→ **Objective**: Below is a listing to transcribe in full and exactly; keep the pictures out.

→ **Recorded information**:

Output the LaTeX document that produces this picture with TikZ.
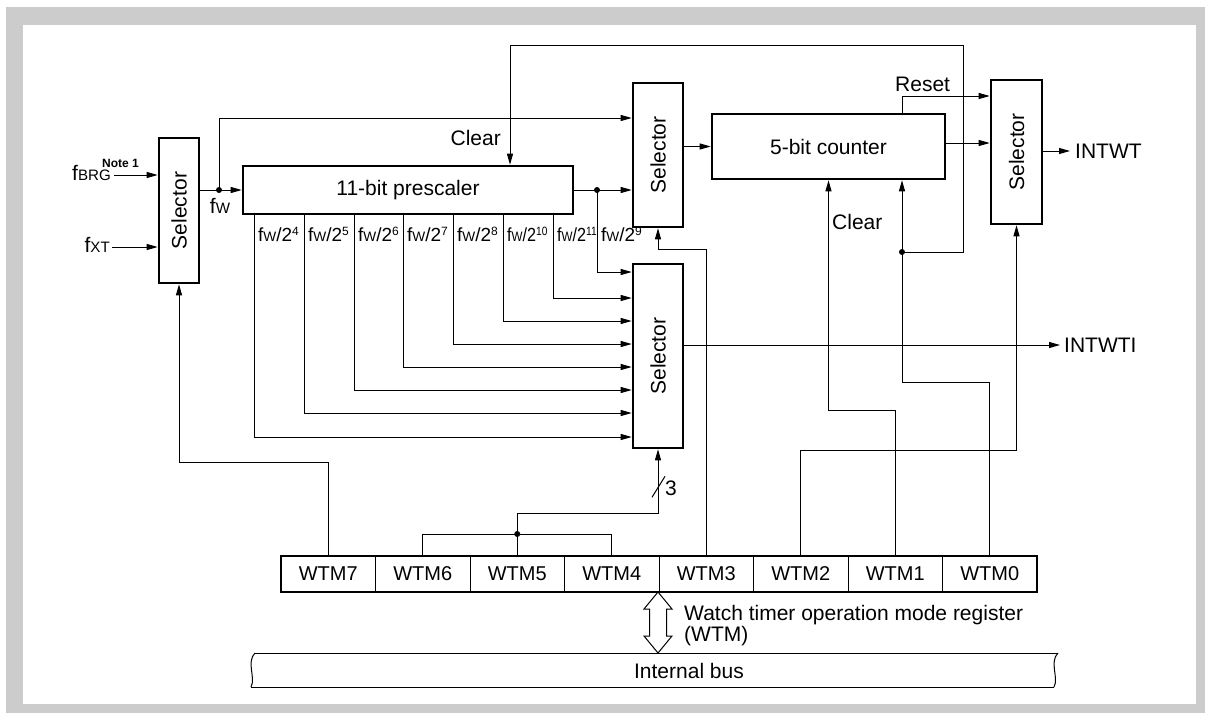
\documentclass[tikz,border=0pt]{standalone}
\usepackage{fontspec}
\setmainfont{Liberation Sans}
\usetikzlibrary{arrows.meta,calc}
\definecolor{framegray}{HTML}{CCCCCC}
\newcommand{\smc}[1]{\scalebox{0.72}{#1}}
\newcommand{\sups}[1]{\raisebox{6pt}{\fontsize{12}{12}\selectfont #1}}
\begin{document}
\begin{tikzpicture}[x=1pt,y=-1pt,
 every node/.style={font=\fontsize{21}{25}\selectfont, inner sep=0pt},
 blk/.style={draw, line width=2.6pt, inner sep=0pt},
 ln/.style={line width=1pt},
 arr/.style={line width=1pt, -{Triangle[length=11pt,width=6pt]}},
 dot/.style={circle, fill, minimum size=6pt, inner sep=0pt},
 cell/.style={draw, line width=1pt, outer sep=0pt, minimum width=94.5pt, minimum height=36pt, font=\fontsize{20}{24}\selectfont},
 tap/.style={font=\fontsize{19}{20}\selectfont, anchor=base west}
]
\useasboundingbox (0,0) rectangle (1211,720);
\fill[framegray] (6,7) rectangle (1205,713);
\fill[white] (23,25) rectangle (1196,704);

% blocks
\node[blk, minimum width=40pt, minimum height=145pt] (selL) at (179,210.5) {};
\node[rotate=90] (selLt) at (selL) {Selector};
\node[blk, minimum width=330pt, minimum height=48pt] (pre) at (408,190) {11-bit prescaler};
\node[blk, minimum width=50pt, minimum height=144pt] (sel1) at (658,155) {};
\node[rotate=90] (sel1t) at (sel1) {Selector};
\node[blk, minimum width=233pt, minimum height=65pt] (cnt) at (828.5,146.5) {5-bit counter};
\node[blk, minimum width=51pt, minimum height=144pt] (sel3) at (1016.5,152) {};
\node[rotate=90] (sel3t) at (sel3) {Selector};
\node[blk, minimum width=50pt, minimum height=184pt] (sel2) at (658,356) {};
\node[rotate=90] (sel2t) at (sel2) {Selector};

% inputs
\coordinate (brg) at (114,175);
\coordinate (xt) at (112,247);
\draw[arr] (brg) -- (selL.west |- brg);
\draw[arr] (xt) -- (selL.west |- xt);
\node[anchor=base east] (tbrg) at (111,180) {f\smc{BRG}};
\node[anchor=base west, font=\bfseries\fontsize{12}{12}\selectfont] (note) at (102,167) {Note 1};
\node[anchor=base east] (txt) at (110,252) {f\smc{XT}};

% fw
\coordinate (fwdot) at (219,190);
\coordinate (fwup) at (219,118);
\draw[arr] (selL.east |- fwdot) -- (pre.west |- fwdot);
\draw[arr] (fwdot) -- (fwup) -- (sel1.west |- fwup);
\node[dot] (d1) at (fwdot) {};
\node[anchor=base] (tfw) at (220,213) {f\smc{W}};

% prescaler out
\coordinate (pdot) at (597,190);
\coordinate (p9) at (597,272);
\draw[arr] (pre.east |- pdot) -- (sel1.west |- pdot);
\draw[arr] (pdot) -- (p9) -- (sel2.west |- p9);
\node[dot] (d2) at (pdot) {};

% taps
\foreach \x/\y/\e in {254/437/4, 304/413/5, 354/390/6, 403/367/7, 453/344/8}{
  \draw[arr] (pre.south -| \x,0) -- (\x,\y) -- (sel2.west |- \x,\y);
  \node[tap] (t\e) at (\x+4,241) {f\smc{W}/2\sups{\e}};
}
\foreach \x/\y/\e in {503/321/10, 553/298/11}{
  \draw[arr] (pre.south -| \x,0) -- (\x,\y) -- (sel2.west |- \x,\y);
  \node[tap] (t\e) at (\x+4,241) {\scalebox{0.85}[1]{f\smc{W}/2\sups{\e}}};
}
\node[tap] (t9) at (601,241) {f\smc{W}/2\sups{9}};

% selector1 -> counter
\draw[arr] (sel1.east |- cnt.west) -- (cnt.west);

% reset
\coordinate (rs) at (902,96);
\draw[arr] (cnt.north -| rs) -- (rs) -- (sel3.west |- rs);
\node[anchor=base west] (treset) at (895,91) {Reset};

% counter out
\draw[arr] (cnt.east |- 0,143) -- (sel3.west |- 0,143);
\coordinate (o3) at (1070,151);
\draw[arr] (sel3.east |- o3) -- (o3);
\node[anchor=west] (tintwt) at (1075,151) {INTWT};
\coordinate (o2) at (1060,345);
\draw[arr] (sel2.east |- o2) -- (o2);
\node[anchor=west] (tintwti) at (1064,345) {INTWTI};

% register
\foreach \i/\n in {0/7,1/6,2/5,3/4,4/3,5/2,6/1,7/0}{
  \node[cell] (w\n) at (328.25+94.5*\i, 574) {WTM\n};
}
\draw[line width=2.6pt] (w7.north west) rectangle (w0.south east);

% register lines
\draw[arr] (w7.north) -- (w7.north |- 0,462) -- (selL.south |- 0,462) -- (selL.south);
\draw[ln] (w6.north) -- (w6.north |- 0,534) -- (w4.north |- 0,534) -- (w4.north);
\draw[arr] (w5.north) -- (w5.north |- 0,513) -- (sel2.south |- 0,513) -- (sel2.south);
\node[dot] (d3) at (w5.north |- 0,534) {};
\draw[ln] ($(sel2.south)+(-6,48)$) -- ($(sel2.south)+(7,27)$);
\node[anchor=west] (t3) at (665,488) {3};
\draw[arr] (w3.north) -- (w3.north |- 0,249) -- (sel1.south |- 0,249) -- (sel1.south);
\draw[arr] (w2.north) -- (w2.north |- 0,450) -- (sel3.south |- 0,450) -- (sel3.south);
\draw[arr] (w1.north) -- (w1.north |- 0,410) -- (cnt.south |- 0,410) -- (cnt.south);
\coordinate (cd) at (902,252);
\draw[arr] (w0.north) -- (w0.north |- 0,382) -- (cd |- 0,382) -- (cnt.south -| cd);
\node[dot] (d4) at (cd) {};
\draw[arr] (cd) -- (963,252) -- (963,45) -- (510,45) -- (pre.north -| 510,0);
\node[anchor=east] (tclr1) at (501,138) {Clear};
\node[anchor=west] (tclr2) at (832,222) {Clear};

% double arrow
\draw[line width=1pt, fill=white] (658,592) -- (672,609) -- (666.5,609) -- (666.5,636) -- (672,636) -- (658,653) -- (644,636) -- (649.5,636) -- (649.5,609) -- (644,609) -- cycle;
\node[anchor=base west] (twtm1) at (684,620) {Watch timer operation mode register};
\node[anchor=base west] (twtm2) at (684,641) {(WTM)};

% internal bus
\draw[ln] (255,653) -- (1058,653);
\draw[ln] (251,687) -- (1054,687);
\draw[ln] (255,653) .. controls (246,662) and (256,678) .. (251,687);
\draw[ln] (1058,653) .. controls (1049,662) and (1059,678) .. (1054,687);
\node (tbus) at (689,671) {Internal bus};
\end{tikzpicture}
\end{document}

→ **Result of the task**:
Output the LaTeX document that produces this picture with TikZ.
\documentclass[tikz,border=0pt]{standalone}
\usepackage{fontspec}
\setmainfont{Liberation Sans}
\usetikzlibrary{arrows.meta,calc}
\definecolor{framegray}{HTML}{CCCCCC}
\newcommand{\smc}[1]{\scalebox{0.72}{#1}}
\newcommand{\sups}[1]{\raisebox{6pt}{\fontsize{12}{12}\selectfont #1}}
\begin{document}
\begin{tikzpicture}[x=1pt,y=-1pt,
 every node/.style={font=\fontsize{21}{25}\selectfont, inner sep=0pt},
 blk/.style={draw, line width=2.6pt, inner sep=0pt},
 ln/.style={line width=1pt},
 arr/.style={line width=1pt, -{Triangle[length=11pt,width=6pt]}},
 dot/.style={circle, fill, minimum size=6pt, inner sep=0pt},
 cell/.style={draw, line width=1pt, outer sep=0pt, minimum width=94.5pt, minimum height=36pt, font=\fontsize{20}{24}\selectfont},
 tap/.style={font=\fontsize{19}{20}\selectfont, anchor=base west}
]
\useasboundingbox (0,0) rectangle (1211,720);
\fill[framegray] (6,7) rectangle (1205,713);
\fill[white] (23,25) rectangle (1196,704);

% blocks
\node[blk, minimum width=40pt, minimum height=145pt] (selL) at (179,210.5) {};
\node[rotate=90] (selLt) at (selL) {Selector};
\node[blk, minimum width=330pt, minimum height=48pt] (pre) at (408,190) {11-bit prescaler};
\node[blk, minimum width=50pt, minimum height=144pt] (sel1) at (658,155) {};
\node[rotate=90] (sel1t) at (sel1) {Selector};
\node[blk, minimum width=233pt, minimum height=65pt] (cnt) at (828.5,146.5) {5-bit counter};
\node[blk, minimum width=51pt, minimum height=144pt] (sel3) at (1016.5,152) {};
\node[rotate=90] (sel3t) at (sel3) {Selector};
\node[blk, minimum width=50pt, minimum height=184pt] (sel2) at (658,356) {};
\node[rotate=90] (sel2t) at (sel2) {Selector};

% inputs
\coordinate (brg) at (114,175);
\coordinate (xt) at (112,247);
\draw[arr] (brg) -- (selL.west |- brg);
\draw[arr] (xt) -- (selL.west |- xt);
\node[anchor=base east] (tbrg) at (111,180) {f\smc{BRG}};
\node[anchor=base west, font=\bfseries\fontsize{12}{12}\selectfont] (note) at (102,167) {Note 1};
\node[anchor=base east] (txt) at (110,252) {f\smc{XT}};

% fw
\coordinate (fwdot) at (219,190);
\coordinate (fwup) at (219,118);
\draw[arr] (selL.east |- fwdot) -- (pre.west |- fwdot);
\draw[arr] (fwdot) -- (fwup) -- (sel1.west |- fwup);
\node[dot] (d1) at (fwdot) {};
\node[anchor=base] (tfw) at (220,213) {f\smc{W}};

% prescaler out
\coordinate (pdot) at (597,190);
\coordinate (p9) at (597,272);
\draw[arr] (pre.east |- pdot) -- (sel1.west |- pdot);
\draw[arr] (pdot) -- (p9) -- (sel2.west |- p9);
\node[dot] (d2) at (pdot) {};

% taps
\foreach \x/\y/\e in {254/437/4, 304/413/5, 354/390/6, 403/367/7, 453/344/8}{
  \draw[arr] (pre.south -| \x,0) -- (\x,\y) -- (sel2.west |- \x,\y);
  \node[tap] (t\e) at (\x+4,241) {f\smc{W}/2\sups{\e}};
}
\foreach \x/\y/\e in {503/321/10, 553/298/11}{
  \draw[arr] (pre.south -| \x,0) -- (\x,\y) -- (sel2.west |- \x,\y);
  \node[tap] (t\e) at (\x+4,241) {\scalebox{0.85}[1]{f\smc{W}/2\sups{\e}}};
}
\node[tap] (t9) at (601,241) {f\smc{W}/2\sups{9}};

% selector1 -> counter
\draw[arr] (sel1.east |- cnt.west) -- (cnt.west);

% reset
\coordinate (rs) at (902,96);
\draw[arr] (cnt.north -| rs) -- (rs) -- (sel3.west |- rs);
\node[anchor=base west] (treset) at (895,91) {Reset};

% counter out
\draw[arr] (cnt.east |- 0,143) -- (sel3.west |- 0,143);
\coordinate (o3) at (1070,151);
\draw[arr] (sel3.east |- o3) -- (o3);
\node[anchor=west] (tintwt) at (1075,151) {INTWT};
\coordinate (o2) at (1060,345);
\draw[arr] (sel2.east |- o2) -- (o2);
\node[anchor=west] (tintwti) at (1064,345) {INTWTI};

% register
\foreach \i/\n in {0/7,1/6,2/5,3/4,4/3,5/2,6/1,7/0}{
  \node[cell] (w\n) at (328.25+94.5*\i, 574) {WTM\n};
}
\draw[line width=2.6pt] (w7.north west) rectangle (w0.south east);

% register lines
\draw[arr] (w7.north) -- (w7.north |- 0,462) -- (selL.south |- 0,462) -- (selL.south);
\draw[ln] (w6.north) -- (w6.north |- 0,534) -- (w4.north |- 0,534) -- (w4.north);
\draw[arr] (w5.north) -- (w5.north |- 0,513) -- (sel2.south |- 0,513) -- (sel2.south);
\node[dot] (d3) at (w5.north |- 0,534) {};
\draw[ln] ($(sel2.south)+(-6,48)$) -- ($(sel2.south)+(7,27)$);
\node[anchor=west] (t3) at (665,488) {3};
\draw[arr] (w3.north) -- (w3.north |- 0,249) -- (sel1.south |- 0,249) -- (sel1.south);
\draw[arr] (w2.north) -- (w2.north |- 0,450) -- (sel3.south |- 0,450) -- (sel3.south);
\draw[arr] (w1.north) -- (w1.north |- 0,410) -- (cnt.south |- 0,410) -- (cnt.south);
\coordinate (cd) at (902,252);
\draw[arr] (w0.north) -- (w0.north |- 0,382) -- (cd |- 0,382) -- (cnt.south -| cd);
\node[dot] (d4) at (cd) {};
\draw[arr] (cd) -- (963,252) -- (963,45) -- (510,45) -- (pre.north -| 510,0);
\node[anchor=east] (tclr1) at (501,138) {Clear};
\node[anchor=west] (tclr2) at (832,222) {Clear};

% double arrow
\draw[line width=1pt, fill=white] (658,592) -- (672,609) -- (666.5,609) -- (666.5,636) -- (672,636) -- (658,653) -- (644,636) -- (649.5,636) -- (649.5,609) -- (644,609) -- cycle;
\node[anchor=base west] (twtm1) at (684,620) {Watch timer operation mode register};
\node[anchor=base west] (twtm2) at (684,641) {(WTM)};

% internal bus
\draw[ln] (255,653) -- (1058,653);
\draw[ln] (251,687) -- (1054,687);
\draw[ln] (255,653) .. controls (246,662) and (256,678) .. (251,687);
\draw[ln] (1058,653) .. controls (1049,662) and (1059,678) .. (1054,687);
\node (tbus) at (689,671) {Internal bus};
\end{tikzpicture}
\end{document}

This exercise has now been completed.